19世紀前半に歌川広重が制作した「東都名所 御茶之水之図」に描かれた神田川(画像:東京都立図書館)。
ただし歴史をひも解くと、実は400年も遡った徳川幕府誕生まで遡れるようです。徳川家康は1603年に江戸幕府を旗揚げしたあと、城防備の「外堀」の構築や、城の眼前に広がる広大な浅瀬の埋め立て(後の日比谷や銀座)に必要な大量の土砂の確保、さらに巨大な都市・江戸の物流を支える「水運」の要(かなめ)の構築という「一石三鳥」を目論みます。
その手段として、当時「平川」と呼ばれ飯田橋から日本橋方面に流れていた川の流路を、人工的に東に架け替え隅田川へ流すという土木事業に挑みました。
この難工事に携わったのは、有力な外様大名だった仙台藩の伊達政宗です。徳川幕府への忠誠心を示す意味も込め、台地の「駿河台」を掘って隅田川に通じる人工河川を構築しました。そうして出来上がったのが、現在の神田川です。

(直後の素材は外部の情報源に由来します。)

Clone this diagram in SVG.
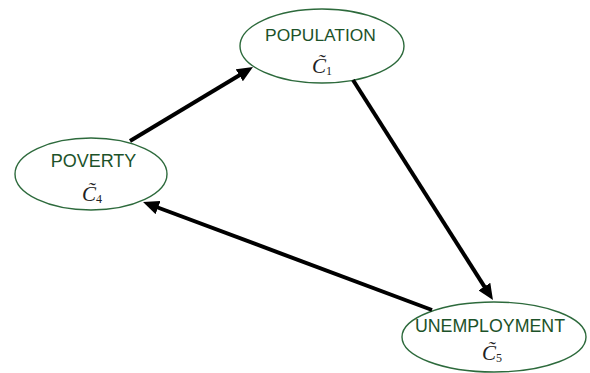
<svg xmlns="http://www.w3.org/2000/svg" width="590" height="373" viewBox="0 0 590 373">
<style>
.node ellipse{fill:#fff;stroke:#2d6a3c;stroke-width:1.4}
.lbl{font-family:"Liberation Sans",Arial,sans-serif;fill:#1c5229;text-anchor:middle}
.sym{font-family:"Liberation Serif","DejaVu Serif",serif;font-style:italic;fill:#222;font-size:21px}
.sub{font-style:normal;font-size:12px}
.conn line{stroke:#000;stroke-width:4}
</style>
<defs>
<marker id="ah" viewBox="0 0 16 14" markerWidth="16" markerHeight="14" markerUnits="userSpaceOnUse" refX="6" refY="7" orient="auto">
<path d="M0,0 L16,7 L0,14 z" fill="#000"/>
</marker>
</defs>
<rect width="590" height="373" fill="#fff"/>
<g id="node-population" class="node">
<ellipse cx="322" cy="46" rx="82" ry="37"/>
<text class="lbl" x="320.5" y="41" font-size="17.4">POPULATION</text>
<text class="sym" x="312" y="73">C&#x303;<tspan class="sub" dy="2">1</tspan></text>
</g>
<g id="node-poverty" class="node">
<ellipse cx="91" cy="174" rx="76" ry="36"/>
<text class="lbl" x="93.5" y="167" font-size="18">POVERTY</text>
<text class="sym" x="82" y="201">C&#x303;<tspan class="sub" dy="2">4</tspan></text>
</g>
<g id="node-unemployment" class="node">
<ellipse cx="494" cy="337" rx="92" ry="35"/>
<text class="lbl" x="490" y="332" font-size="17.8">UNEMPLOYMENT</text>
<text class="sym" x="482" y="360">C&#x303;<tspan class="sub" dy="2">5</tspan></text>
</g>
<g id="connectors" class="conn">
<line x1="130" y1="141" x2="244.4" y2="72.2" marker-end="url(#ah)"/>
<line x1="353" y1="80" x2="487.6" y2="291.6" marker-end="url(#ah)"/>
<line x1="432" y1="310" x2="152.4" y2="205.5" marker-end="url(#ah)"/>
</g>
</svg>
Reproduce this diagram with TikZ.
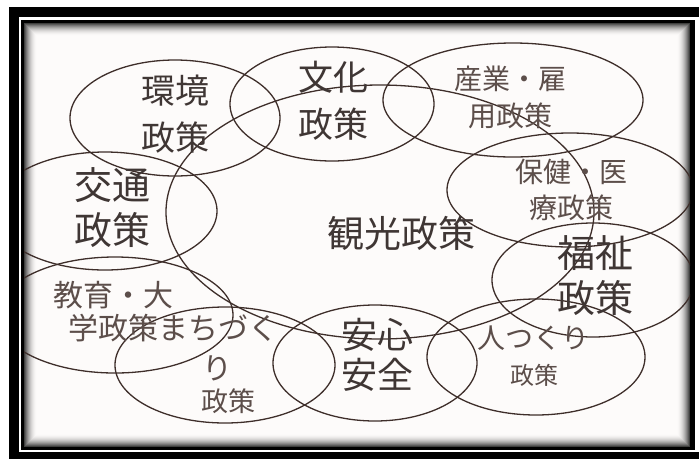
\documentclass[tikz,border=0pt]{standalone}
\usepackage{fontspec}
\newfontfamily\jp{Noto Sans CJK JP}
\usetikzlibrary{shapes.geometric}
\definecolor{linec}{HTML}{3E2E2A}
\definecolor{textd}{HTML}{3F3634}
\definecolor{textl}{HTML}{5C4E4A}
\definecolor{paper}{HTML}{FDFBFA}
\tikzset{
  ell/.style={ellipse, draw=linec, line width=1.3pt, inner sep=0pt, fill=none},
  lab/.style={align=center, inner sep=0pt, text=textd},
  labl/.style={align=center, inner sep=0pt, text=textl},
}
\begin{document}
\begin{tikzpicture}[x=1pt,y=-1pt]
\useasboundingbox (0,0) rectangle (699,459);
% frame
\fill[white] (0,0) rectangle (699,459);
\fill[black] (9,7) rectangle (699,459);
\fill[white] (19,17) rectangle (699,452);
\fill[black] (21,20) rectangle (695,450);
\fill[paper] (24,23) rectangle (690,447);
\foreach \i [evaluate=\i as \g using {75*(1-\i/13)^2}] in {0,...,12}
  \draw[black!\g!paper, line width=1.05pt] (24.5+\i,23.5+\i) rectangle (689.5-\i,446.5-\i);
\begin{scope}
\clip (24,23) rectangle (690,447);
\node[ell, minimum width=428pt, minimum height=254pt] (kanko) at (380,212) {};
\node[ell, minimum width=210pt, minimum height=116pt] (kankyo) at (175,118) {};
\node[ell, minimum width=204pt, minimum height=114pt] (bunka) at (332,104) {};
\node[ell, minimum width=260pt, minimum height=114pt] (sangyo) at (513,100) {};
\node[ell, minimum width=246pt, minimum height=114pt] (hoken) at (570,190) {};
\node[ell, minimum width=202pt, minimum height=114pt] (fukushi) at (593,280) {};
\node[ell, minimum width=218pt, minimum height=116pt] (hito) at (536,357) {};
\node[ell, minimum width=204pt, minimum height=116pt] (anshin) at (375,363) {};
\node[ell, minimum width=220pt, minimum height=116pt] (machi) at (225,365) {};
\node[ell, minimum width=236pt, minimum height=116pt] (kyoiku) at (115,315) {};
\node[ell, minimum width=224pt, minimum height=118pt] (kotsu) at (105,211) {};
\end{scope}
% labels
\node[lab, font={\jp\fontsize{34}{47}\selectfont}] (tkankyo) at (175,114) {環境\\政策};
\node[lab, font={\jp\fontsize{35}{47}\selectfont}] (tbunka) at (333,101) {文化\\政策};
\node[labl, font={\jp\fontsize{28}{37}\selectfont}] (tsangyo) at (510,97) {産業・雇\\用政策};
\node[labl, font={\jp\fontsize{28}{36}\selectfont}] (thoken) at (571,190) {保健・医\\療政策};
\node[lab, font={\jp\fontsize{37}{44}\selectfont}] (tkanko) at (401,233) {観光政策};
\node[lab, font={\jp\fontsize{38}{45}\selectfont}] (tfukushi) at (595,276) {福祉\\政策};
\node[lab, font={\jp\fontsize{38}{45}\selectfont}] (tkotsu) at (112,208) {交通\\政策};
\node[labl, font={\jp\fontsize{30}{33}\selectfont}] (tkyoiku) at (113,312) {教育・大\\学政策};
\node[labl, font={\jp\fontsize{30}{36}\selectfont}] (tmachia) at (218,328) {まちづく};
\node[labl, font={\jp\fontsize{30}{36}\selectfont}] (tmachib) at (217,368) {り};
\node[labl, font={\jp\fontsize{27}{32}\selectfont}] (tmachic) at (228,401) {政策};
\node[lab, font={\jp\fontsize{36}{40}\selectfont}] (tanshin) at (377,355) {安心\\安全};
\node[labl, font={\jp\fontsize{28}{34}\selectfont}] (thitoa) at (533,338) {人つくり};
\node[labl, font={\jp\fontsize{24}{30}\selectfont}] (thitob) at (534,375) {政策};
\end{tikzpicture}
\end{document}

「江戸」という当時世界最大の巨大都市を支える物流の要(かなめ)は「水運」で、縦横無尽に運河を掘り、随所に荷物の積み下ろしに供する岸壁「河岸(かし)」が造られました。
その一方で巨大消費都市が毎日排出するごみや糞尿は膨大でした。これらは「金肥」(お金で買う肥料の意味だが、特に後者の場合黄金色に輝く肥しの意味も)として近郊農家へ売買され、肥料として重宝されました。これらごみや糞尿の大量輸送を担っていたのも、神田川をはじめとする水運でした。大江戸の胃袋はこうした「循環システム」に支えられていた事実があります。
「江戸400年」の歴史が息づく「ごみ運搬船」を見かけたら、ぜひとも手を振って従事する方々を元気づけましょう。